> _DATA LINES_:
╔══

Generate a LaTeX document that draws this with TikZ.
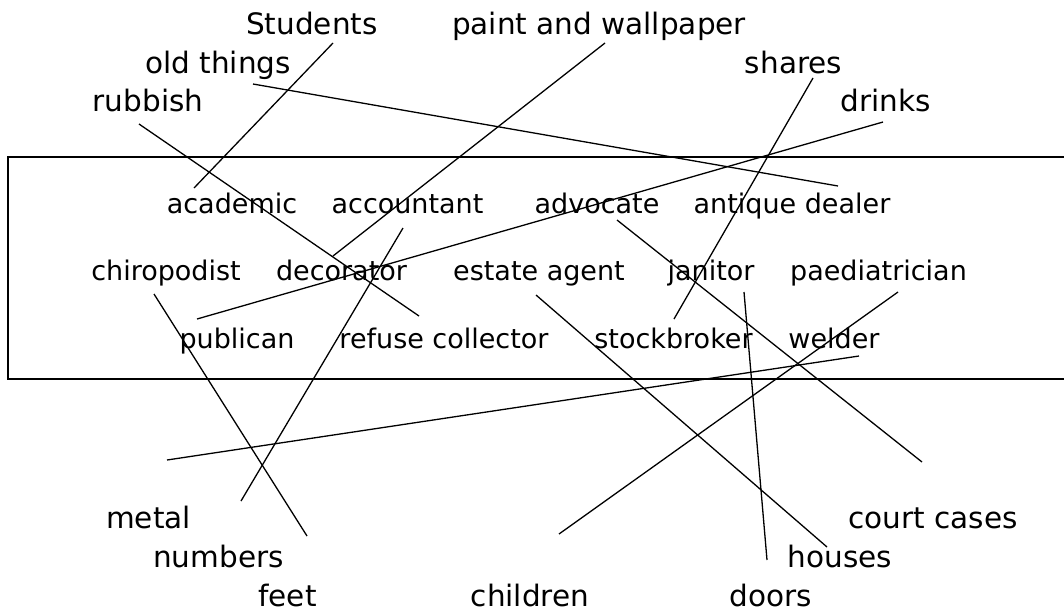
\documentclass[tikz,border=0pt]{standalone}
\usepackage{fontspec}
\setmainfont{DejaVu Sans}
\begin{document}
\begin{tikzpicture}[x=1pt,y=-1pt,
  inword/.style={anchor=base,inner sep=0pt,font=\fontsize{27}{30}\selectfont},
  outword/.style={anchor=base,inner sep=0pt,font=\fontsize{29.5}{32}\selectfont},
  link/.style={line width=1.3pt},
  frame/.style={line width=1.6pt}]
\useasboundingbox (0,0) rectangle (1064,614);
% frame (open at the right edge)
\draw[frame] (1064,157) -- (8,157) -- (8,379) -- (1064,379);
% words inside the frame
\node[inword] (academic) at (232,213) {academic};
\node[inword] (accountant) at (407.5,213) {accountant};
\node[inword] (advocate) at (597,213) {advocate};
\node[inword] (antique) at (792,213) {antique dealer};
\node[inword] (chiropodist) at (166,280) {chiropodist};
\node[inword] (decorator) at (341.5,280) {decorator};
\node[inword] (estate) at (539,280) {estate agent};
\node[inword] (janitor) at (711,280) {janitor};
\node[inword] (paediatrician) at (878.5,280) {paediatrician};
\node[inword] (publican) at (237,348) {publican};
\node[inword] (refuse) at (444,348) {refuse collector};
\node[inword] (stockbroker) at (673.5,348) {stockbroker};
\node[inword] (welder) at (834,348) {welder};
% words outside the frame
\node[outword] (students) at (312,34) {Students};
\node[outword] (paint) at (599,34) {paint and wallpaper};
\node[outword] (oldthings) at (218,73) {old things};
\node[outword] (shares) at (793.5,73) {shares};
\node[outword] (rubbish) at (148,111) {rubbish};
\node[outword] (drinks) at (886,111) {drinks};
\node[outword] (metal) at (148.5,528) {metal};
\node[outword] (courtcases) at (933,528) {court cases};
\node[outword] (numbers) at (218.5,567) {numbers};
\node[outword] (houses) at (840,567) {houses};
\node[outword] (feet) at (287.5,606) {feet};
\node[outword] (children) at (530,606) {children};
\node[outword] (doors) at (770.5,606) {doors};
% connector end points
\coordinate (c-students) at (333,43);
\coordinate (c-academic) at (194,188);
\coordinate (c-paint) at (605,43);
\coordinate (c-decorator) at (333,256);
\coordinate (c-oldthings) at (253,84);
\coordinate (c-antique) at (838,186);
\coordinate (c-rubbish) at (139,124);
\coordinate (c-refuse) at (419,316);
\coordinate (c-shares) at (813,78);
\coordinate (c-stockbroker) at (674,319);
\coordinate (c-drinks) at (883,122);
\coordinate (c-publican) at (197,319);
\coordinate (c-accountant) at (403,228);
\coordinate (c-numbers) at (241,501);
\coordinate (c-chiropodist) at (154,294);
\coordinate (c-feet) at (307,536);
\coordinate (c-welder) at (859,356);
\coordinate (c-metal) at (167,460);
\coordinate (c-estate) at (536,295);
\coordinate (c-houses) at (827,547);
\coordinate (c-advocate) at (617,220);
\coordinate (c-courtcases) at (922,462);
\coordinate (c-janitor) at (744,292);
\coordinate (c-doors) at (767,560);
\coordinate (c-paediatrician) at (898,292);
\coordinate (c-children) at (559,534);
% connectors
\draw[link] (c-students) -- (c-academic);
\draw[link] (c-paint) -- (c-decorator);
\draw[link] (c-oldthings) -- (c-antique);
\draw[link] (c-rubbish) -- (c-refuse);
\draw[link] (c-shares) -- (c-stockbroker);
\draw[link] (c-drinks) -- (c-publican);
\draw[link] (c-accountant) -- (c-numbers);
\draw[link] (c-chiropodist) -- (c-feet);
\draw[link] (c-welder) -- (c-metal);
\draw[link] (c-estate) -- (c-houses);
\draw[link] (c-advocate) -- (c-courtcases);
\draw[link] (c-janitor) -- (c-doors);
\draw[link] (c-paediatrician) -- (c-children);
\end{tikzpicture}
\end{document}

╚══

> _TASK_: Omit the pictures and output all of the other material exactly.

> _THE REPLY_:
Generate a LaTeX document that draws this with TikZ.
\documentclass[tikz,border=0pt]{standalone}
\usepackage{fontspec}
\setmainfont{DejaVu Sans}
\begin{document}
\begin{tikzpicture}[x=1pt,y=-1pt,
  inword/.style={anchor=base,inner sep=0pt,font=\fontsize{27}{30}\selectfont},
  outword/.style={anchor=base,inner sep=0pt,font=\fontsize{29.5}{32}\selectfont},
  link/.style={line width=1.3pt},
  frame/.style={line width=1.6pt}]
\useasboundingbox (0,0) rectangle (1064,614);
% frame (open at the right edge)
\draw[frame] (1064,157) -- (8,157) -- (8,379) -- (1064,379);
% words inside the frame
\node[inword] (academic) at (232,213) {academic};
\node[inword] (accountant) at (407.5,213) {accountant};
\node[inword] (advocate) at (597,213) {advocate};
\node[inword] (antique) at (792,213) {antique dealer};
\node[inword] (chiropodist) at (166,280) {chiropodist};
\node[inword] (decorator) at (341.5,280) {decorator};
\node[inword] (estate) at (539,280) {estate agent};
\node[inword] (janitor) at (711,280) {janitor};
\node[inword] (paediatrician) at (878.5,280) {paediatrician};
\node[inword] (publican) at (237,348) {publican};
\node[inword] (refuse) at (444,348) {refuse collector};
\node[inword] (stockbroker) at (673.5,348) {stockbroker};
\node[inword] (welder) at (834,348) {welder};
% words outside the frame
\node[outword] (students) at (312,34) {Students};
\node[outword] (paint) at (599,34) {paint and wallpaper};
\node[outword] (oldthings) at (218,73) {old things};
\node[outword] (shares) at (793.5,73) {shares};
\node[outword] (rubbish) at (148,111) {rubbish};
\node[outword] (drinks) at (886,111) {drinks};
\node[outword] (metal) at (148.5,528) {metal};
\node[outword] (courtcases) at (933,528) {court cases};
\node[outword] (numbers) at (218.5,567) {numbers};
\node[outword] (houses) at (840,567) {houses};
\node[outword] (feet) at (287.5,606) {feet};
\node[outword] (children) at (530,606) {children};
\node[outword] (doors) at (770.5,606) {doors};
% connector end points
\coordinate (c-students) at (333,43);
\coordinate (c-academic) at (194,188);
\coordinate (c-paint) at (605,43);
\coordinate (c-decorator) at (333,256);
\coordinate (c-oldthings) at (253,84);
\coordinate (c-antique) at (838,186);
\coordinate (c-rubbish) at (139,124);
\coordinate (c-refuse) at (419,316);
\coordinate (c-shares) at (813,78);
\coordinate (c-stockbroker) at (674,319);
\coordinate (c-drinks) at (883,122);
\coordinate (c-publican) at (197,319);
\coordinate (c-accountant) at (403,228);
\coordinate (c-numbers) at (241,501);
\coordinate (c-chiropodist) at (154,294);
\coordinate (c-feet) at (307,536);
\coordinate (c-welder) at (859,356);
\coordinate (c-metal) at (167,460);
\coordinate (c-estate) at (536,295);
\coordinate (c-houses) at (827,547);
\coordinate (c-advocate) at (617,220);
\coordinate (c-courtcases) at (922,462);
\coordinate (c-janitor) at (744,292);
\coordinate (c-doors) at (767,560);
\coordinate (c-paediatrician) at (898,292);
\coordinate (c-children) at (559,534);
% connectors
\draw[link] (c-students) -- (c-academic);
\draw[link] (c-paint) -- (c-decorator);
\draw[link] (c-oldthings) -- (c-antique);
\draw[link] (c-rubbish) -- (c-refuse);
\draw[link] (c-shares) -- (c-stockbroker);
\draw[link] (c-drinks) -- (c-publican);
\draw[link] (c-accountant) -- (c-numbers);
\draw[link] (c-chiropodist) -- (c-feet);
\draw[link] (c-welder) -- (c-metal);
\draw[link] (c-estate) -- (c-houses);
\draw[link] (c-advocate) -- (c-courtcases);
\draw[link] (c-janitor) -- (c-doors);
\draw[link] (c-paediatrician) -- (c-children);
\end{tikzpicture}
\end{document}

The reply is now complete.